There is also a classic possession sequence in which a man who came to Boulder from Vegas—Flagg’s territory—delivers a message punctuated by full-body convulsions and birds beating themselves bloody against a nearby window. It’s not exactly reinventing the horror wheel, but it’s effective on a stylistic level. On a narrative and structure level though, it falls apart, and that’s really what ultimately plagues this episode! Because sure, his message that Flagg is coming for the good people of Boulder is urgent…but it was also said not long before that by this Vegas defector in one of the first scenes of the episode. Nothing new is really offered up here. It’s just a frightening sequence for the sake of a frightening sequence. Again, where’s the connective tissue? The Stand thrills in bursts, but there’s still so much missing. And yet, there are also too many answers provided to sustain suspense. It’s trapped by its own devices.
Stray observations
- Time to talk about the book more explicitly! Here’s your weekly reminder that spoilers live in this section. Also please label spoilers in the comments! Here we go!
- Okay so there are too many changes to the source material to even list them all, but I’m most interested in the fact that Nadine’s first encounter with Flagg is moved to childhood versus that planchette thing happening in college as it does in the book. There are some hints that Nadine is a more complex and sympathetic character in the show than she is in the book, and I’m intrigued and hope to see more.
- Is it just me or does it feel like Frannie has been completely demoted in this adaptation? Of course the tension between Stu and Harold over her is a significant part in the book, but it’s kind of all we get from the flashbacks that feature her in this episode.

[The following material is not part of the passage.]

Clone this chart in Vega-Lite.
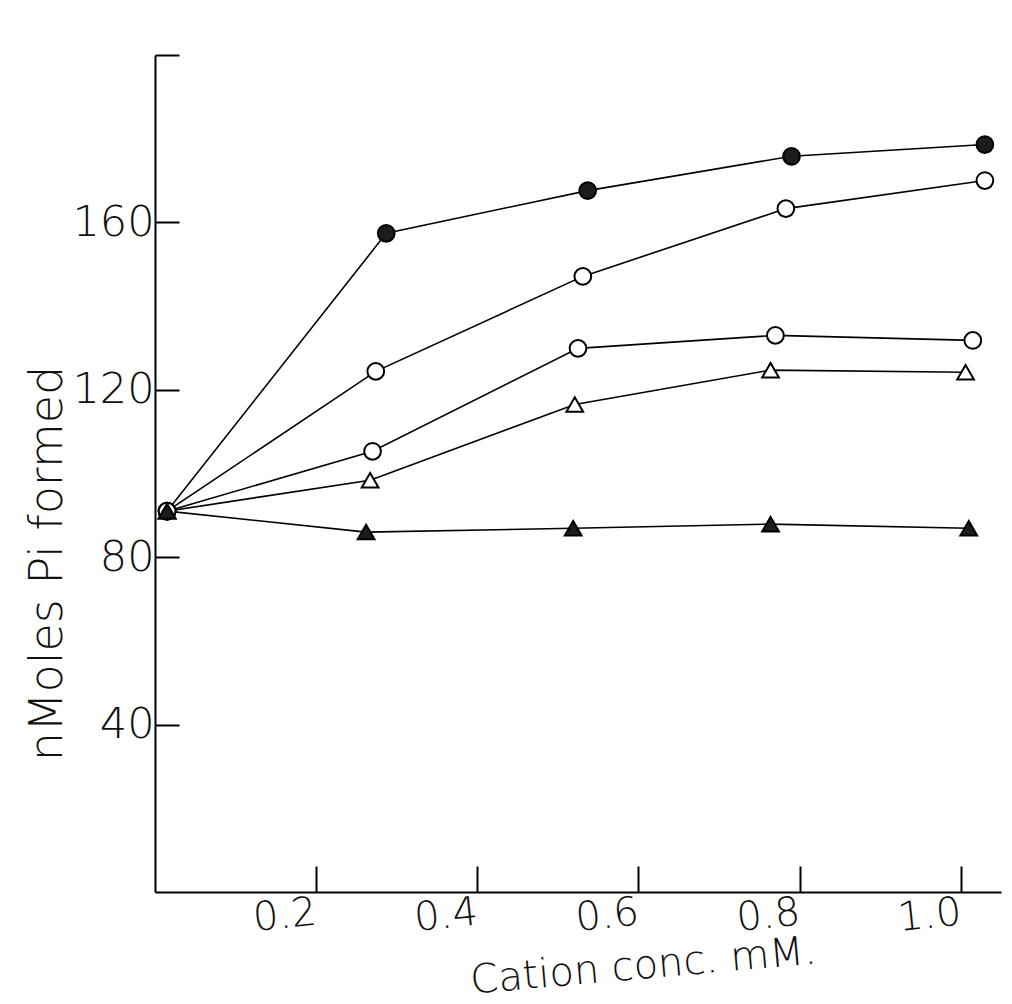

- I meant to mention this last week, but one big logistical change that the television show makes is that it seems awfully easy for people to drive!!!! In the book, folks have to come up with more creative ways to travel long-distance because there were so many car pileups on major roads as a result of people dying so quickly in their cars. I understand why the television show would skirt around this logistical issue, especially since it’s operating on such a rapid timeline. But at the same time, it’s sort of a microcosmic example of the show’s often frustrating stripping of the book for parts. These folks are almost having too easy of a time navigating the end of the world.